Wisconsin hoping to return to its style of basketball after straying from it in last week's loss to Nebraska

Getting seven days off between its Big Ten tournament loss and its N.C.A.A. tournament opener, seven-seed Wisconsin knows it needs to regain its identity if it wants to make another deep March run.

MADISON – Head coach Greg Gard isn’t going to get over analytical when trying to figure out if Wisconsin’s early exit in the Big Ten tournament last week is a benefit or not: he’s been around too long.

“You can analyze that 100 different ways,” he said. “If you get knocked out of your conference tournament early everybody says, ‘Oh, you're going to have rest.’ If you go play deep into your conference tournament, and you don't win it, you're going to have fatigued legs and you have nothing to show for it … We just try not to make too much of what's happening in the past and understand we got to be very good for forty minutes on Friday.”

That’s the primary focus for Wisconsin (20-12) heading into its N.C.A.A. tournament first round matchup against Pittsburgh (21-11) at the Scottrade Center in St. Louis (5:50 p.m. CT, TNT).

The other focus is getting back to the principles that had the Badgers win 11 of 12 games to put them in the 68-team field, along with correcting the mistakes from the last two games that saw them give up 91 points to Purdue and beat by Nebraska in Indianapolis.

Losing to a top-15 team that made it to the Big Ten championship game and get a No.5 seed in the N.C.A.A. tournament is one thing, but being out hustled by a Cornhuskers team staying home for the postseason is another.

“We were pretty disappointed in the way we performed,” said junior Bronson Koenig. “Not exactly how bad we played, just that we got out played. Nebraska beat us to every loose ball, rebounds and just played tougher than us. That’s what’s been our identity the past couple months. For us to come out like that against Nebraska, a team we feel we should have beaten, we were pretty disappointed.”

A repeat performance will mean Wisconsin will be bounced from the first round for the first time since 2006. Pittsburgh’s style of play mirrors Wisconsin’s – blue-collared, tough and aggressive.
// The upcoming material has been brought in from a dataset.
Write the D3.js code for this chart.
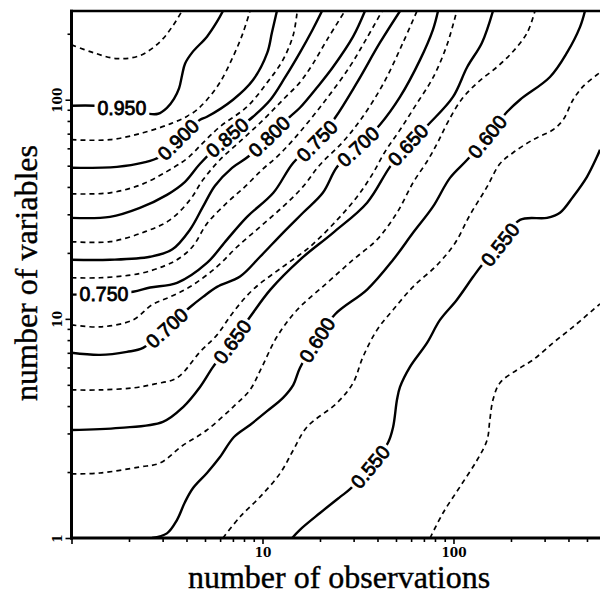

The Panthers average 12.8 offensive rebounds with five players having at least 40 offensive rebounds.

In Pitt’s signature win against Duke Feb.28, the Panthers turned 16 offensive rebounds in 19 second-chance points.

Pitt’s best player is a 6-9, 235-pound junior forward named Michael Young, who leads the team in scoring (16.0) offensive (75) and total rebounds (223) and free-throw attempts (174).

Wisconsin’s limited knowledge of Pittsburgh Sunday night stemmed from that Duke game, so the main message the Badgers had been dealing with leading up to Selection Sunday was how to be better on both ends of the floor than they were against Nebraska.

Not only were the Badgers out hustled for 50-50 loose balls and struggled to stop dribble penetration last Thursday, Gard estimated the Badgers left 34 points on the rim in the paint by being unable to convert high percentage shots.

Wisconsin shot 30.2 percent overall (16 of 52) and 20 percent from 3-point range (4 of 20) in the 70-58 loss.

“We had opportunities, still got to convert those and for the most part we've done that through the course of the last three months,” said Gard. “We have to learn from (the loss), flush it and move on and get ready for what's next."

Added Nigel Hayes: “It's just a matter of the will and want by the players. When it gets boiled down to it, that's why you have the upsets that you have, because the lower seed usually just wants to win more, and they do the things like we talked that made us lose to Nebraska.”

Duke, Kentucky and Wisconsin were the clear dominant teams entering the tournament a year ago, and all three made the Final Four. This year the combined 23 losses of the four number one seeds entering the tournament is the most all time and no team in the field has fewer than four losses.

With all the parity in the tournament, Wisconsin hopes it can take advance by surprising some people with another deep tournament run … if they play its brand of basketball.

“We can’t let any team play harder than us,” said Koenig. “We can lose to anyone. We can also beat anyone in the country.”

“I'm sure guys are going to step up big for the tournament,” he added. “I can definitely see that. We haven't played our best basketball yet either. Now would be a great time for us to start playing up to our potential.”